Ghana and Nigeria are facing significant economic challenges in 2025, with high inflation, currency depreciation, and restrictive monetary policies posing serious threats to growth.
According to Deloitte’s Global Economic Outlook January 2025, these issues are limiting economic expansion and placing pressure on businesses and households alike. The report urges both governments to prioritize efforts in tackling these hurdles to ensure long-term economic stability.
One of the biggest concerns highlighted in the report is the rising cost of goods and services, which has led to aggressive monetary tightening by the central banks of both countries. In an attempt to control inflation, higher interest rates have been imposed, making borrowing more expensive and slowing down economic activity. The situation is further exacerbated by weak local currencies, which have significantly lost value against the US dollar.
In the first half of 2024, Nigeria’s naira depreciated by more than 40%, while Ghana’s cedi lost over 20% of its value. This steep decline has made it increasingly difficult for businesses to import essential raw materials and equipment needed to boost industrial output. The depreciation has also led to a surge in the cost of living, as the prices of imported goods and services continue to rise.
More Optimistic Outlook For Ghana
Despite these economic headwinds, Deloitte presents a more optimistic outlook for Ghana compared to Nigeria. The Ghanaian economy recorded a 4.7% year-on-year growth in the first quarter of 2024, signaling a steady recovery from its recent financial difficulties. The report attributed this growth to strong performance in the industrial sector, which expanded by 6.8%, outpacing the services and agriculture sectors, which grew by 3.3% and 4.1%, respectively.
A key factor in Ghana’s resilience has been the government’s ongoing restructuring of its $30 billion debt, which has helped restore investor confidence and stabilize public finances. Additionally, the Bank of Ghana’s monetary policy interventions have contributed to a gradual reduction in inflation, creating a more favorable economic environment for businesses and consumers.
Ghana has also benefited from international financial support, securing two tranches of IMF disbursements in 2024, bringing the total to $1.56 billion since 2023. These funds have played a crucial role in stabilizing the economy and providing the government with much-needed fiscal space to implement reforms.
While Ghana appears to be on a stronger economic trajectory, both countries must take proactive steps to address their challenges and sustain growth. Stabilizing the currency remains a priority, as continued depreciation could undermine economic gains and make imports even more expensive. Governments must also ensure that inflation control measures do not overly restrict economic activity, as excessively high interest rates can slow down investment and job creation.
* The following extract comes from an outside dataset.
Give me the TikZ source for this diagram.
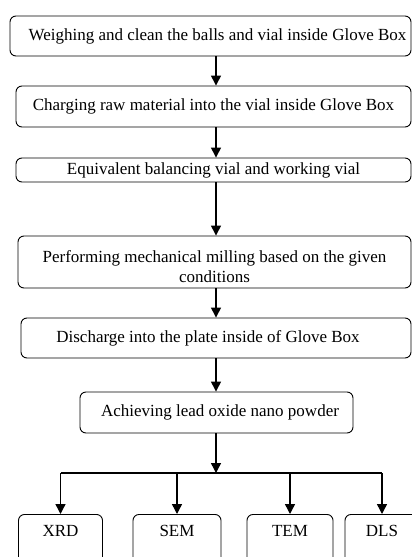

Debt sustainability is another critical issue. Ghana’s restructuring efforts offer a potential model for Nigeria, which must also find ways to manage its debt burden effectively. By implementing sound fiscal policies and reducing reliance on external borrowing, both nations can work toward long-term economic stability.
Investing in key sectors such as industry and agriculture will be essential in driving economic growth. Ghana’s industrial expansion provides a promising example of how targeted investments can boost output and create jobs. Both countries should also work on improving the business environment to attract foreign direct investment, which can provide additional capital for economic development.
As Ghana and Nigeria steer through high inflation, currency volatility, and debt, their ability to implement effective economic policies will be crucial in shaping their future. Ghana’s relatively strong performance provides some encouragement, but sustained efforts are needed to build resilience and drive long-term growth. For both nations, the key to overcoming these economic challenges lies in a balanced approach that promotes stability while fostering an environment conducive to investment and expansion.